• Exercise objective
Quote, line for line, the entries from the first through the one containing "from matplotlib.lines import Line2D". Pictures are left out.

• Records for this task
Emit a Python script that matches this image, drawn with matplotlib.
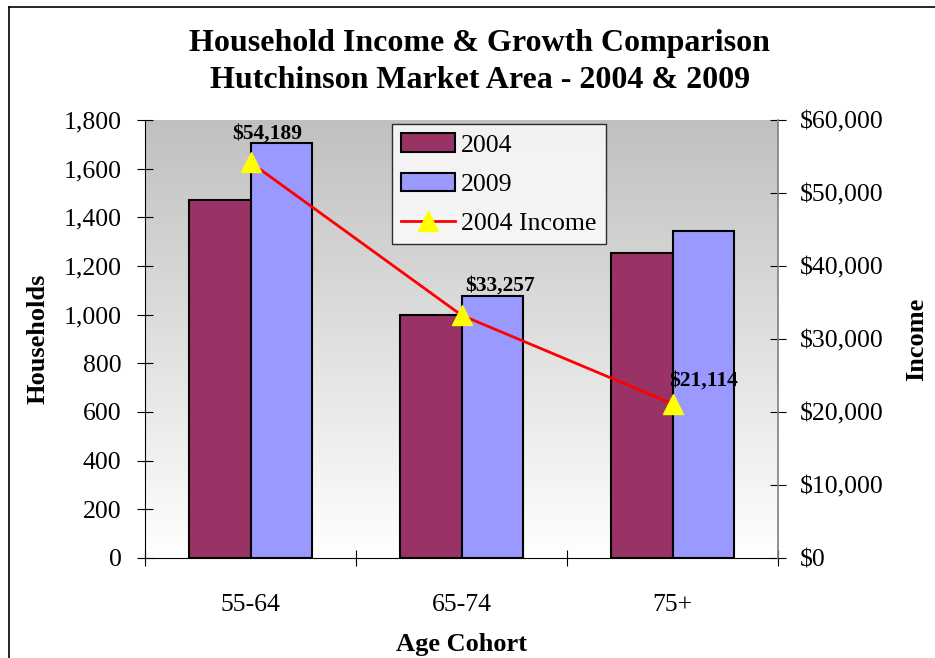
import numpy as np
import matplotlib
matplotlib.use("Agg")
import matplotlib.pyplot as plt
from matplotlib.lines import Line2D

# data
cohorts = ["55-64", "65-74", "75+"]
hh_2004 = [1470, 1000, 1253]
hh_2009 = [1707, 1078, 1345]
income_2004 = [54189, 33257, 21114]

plt.rcParams["font.family"] = ["Liberation Serif", "DejaVu Serif"]

fig = plt.figure(figsize=(9.35, 6.58), dpi=100)
ax = fig.add_axes([0.1551, 0.152, 0.677, 0.6657])
ax2 = ax.twinx()

# gradient plot area
grad = np.linspace(0, 1, 256).reshape(-1, 1)
ax.imshow(grad, cmap=matplotlib.colors.LinearSegmentedColormap.from_list("g", ["#ffffff", "#c0c0c0"]),
          extent=[0, 1, 0, 1], transform=ax.transAxes, aspect="auto", origin="lower", zorder=0)

x = np.arange(len(cohorts))
w = 0.29
b1 = ax.bar(x - w / 2, hh_2004, w, color="#993366", edgecolor="black", linewidth=1.5, label="2004", zorder=2)
b2 = ax.bar(x + w / 2, hh_2009, w, color="#9999ff", edgecolor="black", linewidth=1.5, label="2009", zorder=2)

ax.set_xlim(-0.5, 2.5)
ax.set_ylim(0, 1800)
ax.set_yticks(range(0, 1801, 200))
ax.set_yticklabels([f"{v:,}" for v in range(0, 1801, 200)])
ax.set_xticks([-0.5, 0.5, 1.5, 2.5])
ax.set_xticklabels([])
ax.set_xticks(x, minor=True)
ax.set_xticklabels(cohorts, minor=True)
ax.tick_params(axis="x", which="major", direction="inout", length=12, width=0.8)
ax.tick_params(axis="x", which="minor", length=0, pad=26, labelsize=18.5)
ax.tick_params(axis="y", direction="inout", length=12, width=0.8, labelsize=18.5, pad=11)
for s in ["top", "right"]:
    ax.spines[s].set_visible(False)
for s in ["top", "left", "bottom"]:
    ax2.spines[s].set_visible(False)
ax2.spines["right"].set_color("#808080")
ax2.spines["right"].set_linewidth(1.2)

ax2.set_ylim(0, 60000)
ax2.set_yticks(range(0, 60001, 10000))
ax2.set_yticklabels([f"${v:,}" for v in range(0, 60001, 10000)])
ax2.tick_params(axis="y", direction="inout", length=12, width=0.8, labelsize=18.5, pad=10)

ln, = ax2.plot(x, income_2004, color="red", linewidth=2, marker="^", markersize=14,
               markerfacecolor="yellow", markeredgecolor="yellow", label="2004 Income", zorder=3)
label_dx = [12, 28, 22]
label_dy = [21, 21, 17]
for xi, v, dx, dy in zip(x, income_2004, label_dx, label_dy):
    ax2.annotate(f"${v:,}", (xi, v), xytext=(dx, dy), textcoords="offset points",
                 ha="center", va="center", fontsize=15.5, fontweight="bold")

ax.set_ylabel("Households", fontsize=19, fontweight="bold", labelpad=10)
ax2.set_ylabel("Income", fontsize=19, fontweight="bold", labelpad=15)
ax.set_xlabel("Age Cohort", fontsize=19, fontweight="bold", labelpad=12)

leg = ax2.legend([b1, b2, ln], ["2004", "2009", "2004 Income"], loc="upper left",
                 bbox_to_anchor=(0.39, 0.99), fontsize=18.5, frameon=True, fancybox=False,
                 handlelength=2.1, handleheight=0.75, handletextpad=0.25, borderpad=0.35,
                 labelspacing=0.62, borderaxespad=0)
leg.get_frame().set_edgecolor("black")
leg.get_frame().set_linewidth(1)

fig.text(0.513, 0.906, "Household Income & Growth Comparison\nHutchinson Market Area - 2004 & 2009",
         ha="center", va="center", fontsize=23, fontweight="bold", linespacing=1.38)

# outer border
fig.add_artist(Line2D([9 / 935, 9 / 935], [0, 1 - 7 / 658], transform=fig.transFigure, color="black", lw=1.2))
fig.add_artist(Line2D([9 / 935, 1], [1 - 7 / 658, 1 - 7 / 658], transform=fig.transFigure, color="black", lw=1.2))

fig.savefig("out.png", dpi=100)
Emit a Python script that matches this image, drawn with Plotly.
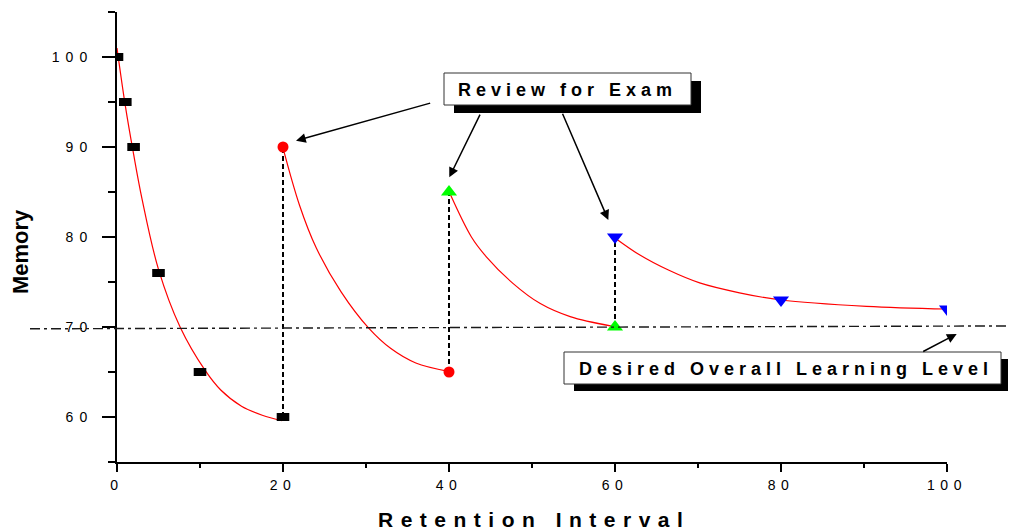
import plotly.graph_objects as go

# ---------------- data ----------------
sq_x = [0, 1, 2, 5, 10, 20]
sq_y = [100, 95, 90, 76, 65, 60]
circ_x = [20, 40]
circ_y = [90, 65]
up_x = [40, 60]
up_y = [85, 70]
down_x = [60, 80, 100]
down_y = [80, 73, 72]

fit1_x = [0, 1, 2, 3, 5, 7.6, 10.6, 12.5, 15, 17.5, 19.9]
fit1_y = [101, 94.6, 89.2, 84.3, 76.4, 70, 65.2, 63.0, 61.2, 60.2, 59.6]
fit2_x = [20, 22, 24, 27, 30.3, 33, 36, 39.8]
fit2_y = [89.9, 83.5, 78.8, 73.9, 69.9, 67.6, 66.0, 65.1]
fit3_x = [40.1, 42.7, 44.5, 47.7, 51, 54.6, 59.6]
fit3_y = [84.85, 80.0, 77.8, 74.85, 72.6, 71.15, 70.1]
fit4_x = [60, 63, 66.5, 70.2, 75, 80, 90.3, 100]
fit4_y = [79.9, 78.0, 76.3, 74.9, 73.8, 73.0, 72.3, 72.0]

review_x = [20, 40, 60]
review_lo = [60, 65, 70]
review_hi = [90, 85, 80]

desired_level = 70

x_ticks = [0, 20, 40, 60, 80, 100]
x_minor = [10, 30, 50, 70, 90]
y_ticks = [60, 70, 80, 90, 100]
y_minor = [55, 65, 75, 85, 95, 105]
x_range = [0, 100]
y_range = [55, 105]

# ---------------- geometry helpers ----------------
# The page puts the figure 8px in from the window corner; all pixel
# positions below are window pixels and get converted accordingly.
OFF = 8
W, H = 1016, 531
PX0, PX1, PY0, PY1 = 117, 947, 12, 462      # plot area in window pixels
L, T = PX0 - OFF, PY0 - OFF
R, B = W - (PX1 - OFF), H - (PY1 - OFF)
PW, PH = PX1 - PX0, PY1 - PY0


def px(xp):
    return (xp - PX0) / PW


def py(yp):
    return (PY1 - yp) / PH


def yfrac(v):
    return (v - y_range[0]) / (y_range[1] - y_range[0])


def spaced(s, ls):
    return "<span style='letter-spacing:%spx'>%s</span>" % (ls, s)


FONT = "Arial, Liberation Sans, sans-serif"

fig = go.Figure()

# dashed review verticals
for xv, lo, hi in zip(review_x, review_lo, review_hi):
    fig.add_trace(go.Scatter(x=[xv, xv], y=[lo, hi], mode="lines",
                             line=dict(color="black", width=2, dash="5px,3px"),
                             hoverinfo="skip", showlegend=False))

# fitted red curves
for fx, fy in [(fit1_x, fit1_y), (fit2_x, fit2_y), (fit3_x, fit3_y), (fit4_x, fit4_y)]:
    fig.add_trace(go.Scatter(x=fx, y=fy, mode="lines",
                             line=dict(color="#ff0000", width=1.2, shape="spline", smoothing=1.0),
                             hoverinfo="skip", showlegend=False))

# markers
fig.add_trace(go.Scatter(x=sq_x, y=sq_y, mode="markers", showlegend=False,
                         marker=dict(symbol="line-ew", size=9, color="black",
                                     line=dict(color="black", width=8))))
fig.add_trace(go.Scatter(x=circ_x, y=circ_y, mode="markers", showlegend=False,
                         marker=dict(symbol="circle", size=11, color="#ff0000",
                                     line=dict(width=0))))
fig.add_trace(go.Scatter(x=up_x, y=up_y, mode="markers", showlegend=False,
                         marker=dict(symbol="triangle-up", size=14, color="#00ff00",
                                     line=dict(width=0))))
fig.add_trace(go.Scatter(x=down_x, y=down_y, mode="markers", showlegend=False,
                         marker=dict(symbol="triangle-down", size=14, color="#0000ff",
                                     line=dict(width=0))))

shapes = []
# desired level dash-dot line (extends across the whole figure)
shapes.append(dict(type="line", xref="paper", yref="paper",
                   x0=px(30), x1=px(1016),
                   y0=yfrac(desired_level - 0.2), y1=yfrac(desired_level + 0.12),
                   line=dict(color="#1a1a1a", width=1.4, dash="10px,4px,3px,4px")))


# label boxes with drop shadow
def box(x0, y0, x1, y1, dx, dy):
    shapes.append(dict(type="rect", xref="paper", yref="paper",
                       x0=px(x0 + dx), x1=px(x1 + dx), y0=py(y1 + dy), y1=py(y0 + dy),
                       fillcolor="black", line=dict(width=0)))
    shapes.append(dict(type="rect", xref="paper", yref="paper",
                       x0=px(x0), x1=px(x1), y0=py(y1), y1=py(y0),
                       fillcolor="white", line=dict(color="#333333", width=1)))


box(444, 73, 691, 105, 10, 8)
box(564, 352, 1001, 384, 10, 7)

annotations = []
# box texts
annotations.append(dict(xref="paper", yref="paper", x=px(567.5), y=py(89.5),
                        text="<b>" + spaced("Review for Exam", 5) + "</b>",
                        showarrow=False, xanchor="center", yanchor="middle",
                        font=dict(family=FONT, size=18, color="black")))
annotations.append(dict(xref="paper", yref="paper", x=px(785.5), y=py(368.5),
                        text="<b>" + spaced("Desired Overall Learning Level", 5) + "</b>",
                        showarrow=False, xanchor="center", yanchor="middle",
                        font=dict(family=FONT, size=18, color="black")))

# arrows: (tip_x, tip_y, tail_x, tail_y) in window pixels
arrows = [(296, 140.7, 431.7, 102.7),
          (449.3, 177.3, 481, 112.7),
          (608.3, 220, 561.7, 111.7),
          (956.7, 334, 921.7, 352.3)]
for tx, ty, sx, sy in arrows:
    annotations.append(dict(xref="paper", yref="paper", x=px(tx), y=py(ty),
                            ax=sx - tx, ay=sy - ty, text=" ",
                            font=dict(size=1), showarrow=True,
                            arrowhead=2, arrowsize=1.3, arrowwidth=1.5,
                            arrowcolor="black", standoff=0, startstandoff=0))

# axis titles
annotations.append(dict(xref="paper", yref="paper", x=px(534), y=py(519),
                        text="<b>" + spaced("Retention Interval", 7.5) + "</b>",
                        showarrow=False, xanchor="center", yanchor="middle",
                        font=dict(family=FONT, size=21, color="black")))
annotations.append(dict(xref="paper", yref="paper", x=px(20), y=py(252),
                        text="<b>Memory</b>", textangle=-90,
                        showarrow=False, xanchor="center", yanchor="middle",
                        font=dict(family=FONT, size=22, color="black")))

fig.update_layout(
    width=W, height=H, autosize=False,
    margin=dict(l=L, r=R, t=T, b=B, pad=0),
    paper_bgcolor="white", plot_bgcolor="white",
    font=dict(family=FONT, color="black"),
    shapes=shapes, annotations=annotations, showlegend=False,
)

fig.update_xaxes(
    range=x_range, showline=True, linecolor="black", linewidth=2,
    showgrid=False, zeroline=False,
    ticks="outside", ticklen=8, tickwidth=2, tickcolor="black",
    tickmode="array", tickvals=x_ticks,
    ticktext=[spaced(str(v), 5.5) for v in x_ticks],
    tickfont=dict(family=FONT, size=14, color="black"),
    ticklabelstandoff=1,
    minor=dict(ticks="outside", ticklen=4, tickwidth=2, tickcolor="black",
               tickmode="array", tickvals=x_minor),
)
fig.update_yaxes(
    range=y_range, showline=True, linecolor="black", linewidth=2,
    showgrid=False, zeroline=False,
    ticks="outside", ticklen=13, tickwidth=2, tickcolor="black",
    tickmode="array", tickvals=y_ticks,
    ticktext=[spaced(str(v), 6) for v in y_ticks],
    tickfont=dict(family=FONT, size=14, color="black"),
    ticklabelstandoff=6,
    minor=dict(ticks="outside", ticklen=7, tickwidth=2, tickcolor="black",
               tickmode="array", tickvals=y_minor),
)

fig.write_html("out.html")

• Result of this task
Emit a Python script that matches this image, drawn with matplotlib.
import numpy as np
import matplotlib
matplotlib.use("Agg")
import matplotlib.pyplot as plt
from matplotlib.lines import Line2D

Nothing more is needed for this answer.